Oddly, although the detail of the events are now faded and worn, the words I had to speak are not. It is no stretch at all to, right now, verbatim, recall the verse I had to recite. Although I started off, year one, with a thing about kittens losing mittens – a hateful thing where I was required to ‘miow’ and ‘purr’ like a feckin’ gobshite. In the subsequent year, I moved on reciting a verse called ‘The Secret’ by Anon. Here it is, from memory.

I’ve got such a wonderful secret
Would you like to know it as well?
I told it to Pussy this morning
And I’m positive Pussy won’t tell.

Last night I crept in to the Study
Nobody knew I was there.
I saw a magnificent teddy
Under Daddy’s armchair.

Now, Daddy’s too old for a teddy
And Baby’s only three.
I’ll be five tomorrow
And I think that teddy’s for me.

I know, ‘awwww’, right?

You see what I mean, too, about how unrelated to our West of Ireland lives this verse-reciting exercise was. Kittens with Mittens and Teddys in Studys were not the inescapable facts of our everyday lives. That was much more about duffel coats, street football, and horizontal rain.

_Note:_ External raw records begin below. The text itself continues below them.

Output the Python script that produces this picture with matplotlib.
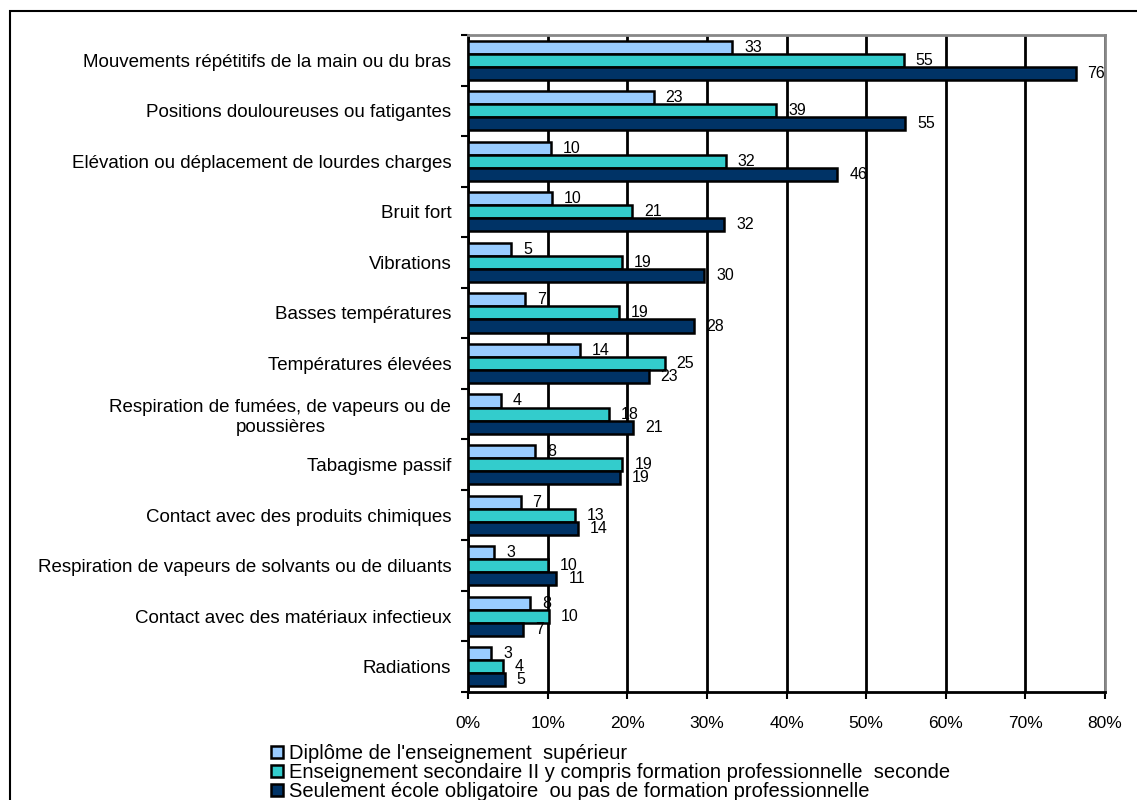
import matplotlib.pyplot as plt
import matplotlib.patches as mpatches
import numpy as np

plt.rcParams['font.family'] = ['Liberation Sans', 'DejaVu Sans']

# categories, top to bottom
categories = [
    "Mouvements répétitifs de la main ou du bras",
    "Positions douloureuses ou fatigantes",
    "Elévation ou déplacement de lourdes charges",
    "Bruit fort",
    "Vibrations",
    "Basses températures",
    "Températures élevées",
    "Respiration de fumées, de vapeurs ou de\npoussières",
    "Tabagisme passif",
    "Contact avec des produits chimiques",
    "Respiration de vapeurs de solvants ou de diluants",
    "Contact avec des matériaux infectieux",
    "Radiations",
]

superieur = [33.2, 23.3, 10.4, 10.5, 5.4, 7.2, 14.1, 4.1, 8.4, 6.6, 3.3, 7.8, 2.9]
secondaire = [54.7, 38.7, 32.4, 20.6, 19.3, 19.0, 24.7, 17.7, 19.4, 13.4, 10.0, 10.2, 4.4]
obligatoire = [76.3, 54.9, 46.4, 32.2, 29.7, 28.4, 22.7, 20.7, 19.1, 13.8, 11.1, 6.9, 4.6]

series_names = [
    "Diplôme de l'enseignement  supérieur",
    "Enseignement secondaire II y compris formation professionnelle  seconde",
    "Seulement école obligatoire  ou pas de formation professionnelle",
]
colors = ['#99ccff', '#33cccc', '#003366']

fig = plt.figure(figsize=(11.37, 8), dpi=100)
# outer frame (left and top visible)
fig.patches.append(mpatches.Rectangle((10 / 1137, -0.1), 1.2, 1 - 11 / 800 + 0.1,
                                      transform=fig.transFigure, fill=False,
                                      edgecolor='black', linewidth=1.5))

ax = fig.add_axes([468 / 1137, 1 - 692 / 800, (1105 - 468) / 1137, (692 - 35) / 800])

n = len(categories)
y = np.arange(n)
h = 0.258
data = [superieur, secondaire, obligatoire]
for i, (vals, col, name) in enumerate(zip(data, colors, series_names)):
    pos = y + (i - 1) * h
    ax.barh(pos, vals, height=h, color=col, edgecolor='black', linewidth=1.8,
            label=name, zorder=3)
    for p, v in zip(pos, vals):
        ax.text(v + 1.5, p, '%.0f' % v, va='center', ha='left', fontsize=11.5, zorder=4)

ax.set_xlim(0, 80)
ax.set_ylim(n - 0.5, -0.5)
ax.set_xticks(np.arange(0, 81, 10))
ax.set_xticklabels(['%d%%' % t for t in range(0, 81, 10)], fontsize=12.5)
ax.set_yticks(y)
ax.set_yticklabels(categories, fontsize=13.5, multialignment='center')
ax.set_yticks(np.arange(-0.5, n, 1), minor=True)
ax.tick_params(axis='y', which='major', length=0, pad=12)
ax.tick_params(axis='y', which='minor', length=5, width=1.5, direction='out')
ax.tick_params(axis='x', length=5, width=1.5, direction='out', pad=12)
ax.xaxis.grid(True, color='black', linewidth=2, zorder=0)
ax.set_axisbelow(True)

for s in ['top', 'right']:
    ax.spines[s].set_color('#888888')
    ax.spines[s].set_linewidth(2)
for s in ['left', 'bottom']:
    ax.spines[s].set_color('black')
    ax.spines[s].set_linewidth(2)

leg = fig.legend(loc='upper left', bbox_to_anchor=(261 / 1137, 1 - 734 / 800),
                 frameon=False, fontsize=14.5, handlelength=0.6, handleheight=0.6,
                 handletextpad=0.3, labelspacing=0.0, borderpad=0)
for p in leg.get_patches():
    p.set_linewidth(1.8)

fig.savefig('out.png', dpi=100)
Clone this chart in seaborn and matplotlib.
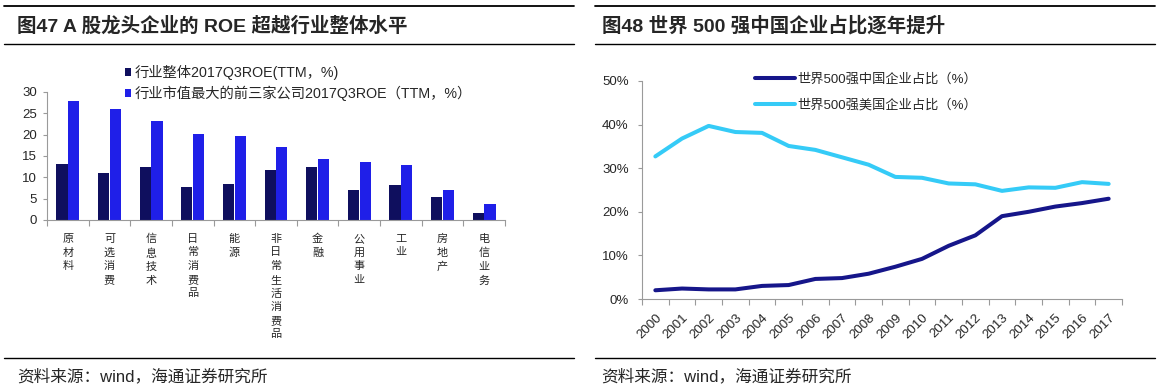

I must have been quite good at this reciting lark for, as I recall, I invariably came second in all of these recitation competitions. The same boy always came first and I swear I cannot now remember his name. He lived up Church Street and was in the class behind me. He was good, damn good but, looking back, I think he had the better material to work with and that’s what won out in the end.

He invariably recited ‘Vespers’ by AA Milne or, as we knew it back then, ‘Christopher Robin is Saying His Prayers’. (I had to look up the Vespers part). As with so much of Milne’s writing, it is a perennial charming piece.

"Oh! Thank you, God, for a lovely day.
And what was the other I had to say?
I said "Bless Daddy," so what can it be?
Oh! Now I remember it. God bless Me."

This gentle sentiment, imbibed with Milne's unerring humour, used to slay them at the Sligo Recitation Feis. I wish I could have had a go at it, one of my years, but alas it was not to be.

Why was I up there, when my brothers and sisters were not? That is the question I am left with. I like to think that Mum saw some inkling of a desire to perform and ‘story-tell’ even at that young age. It’s a nice warm thought.

I know at the time, I would rather have been at home with the remnants of my Easter Egg, watching ‘The White Horses’. Now, though, as I think back, the dredged-up recollection reminds me how very many facets there are to our little lives and how each, even though they may be long forgotten, can go on to be a real part of who we eventually become.

Have a nice day. Get some air, if you can.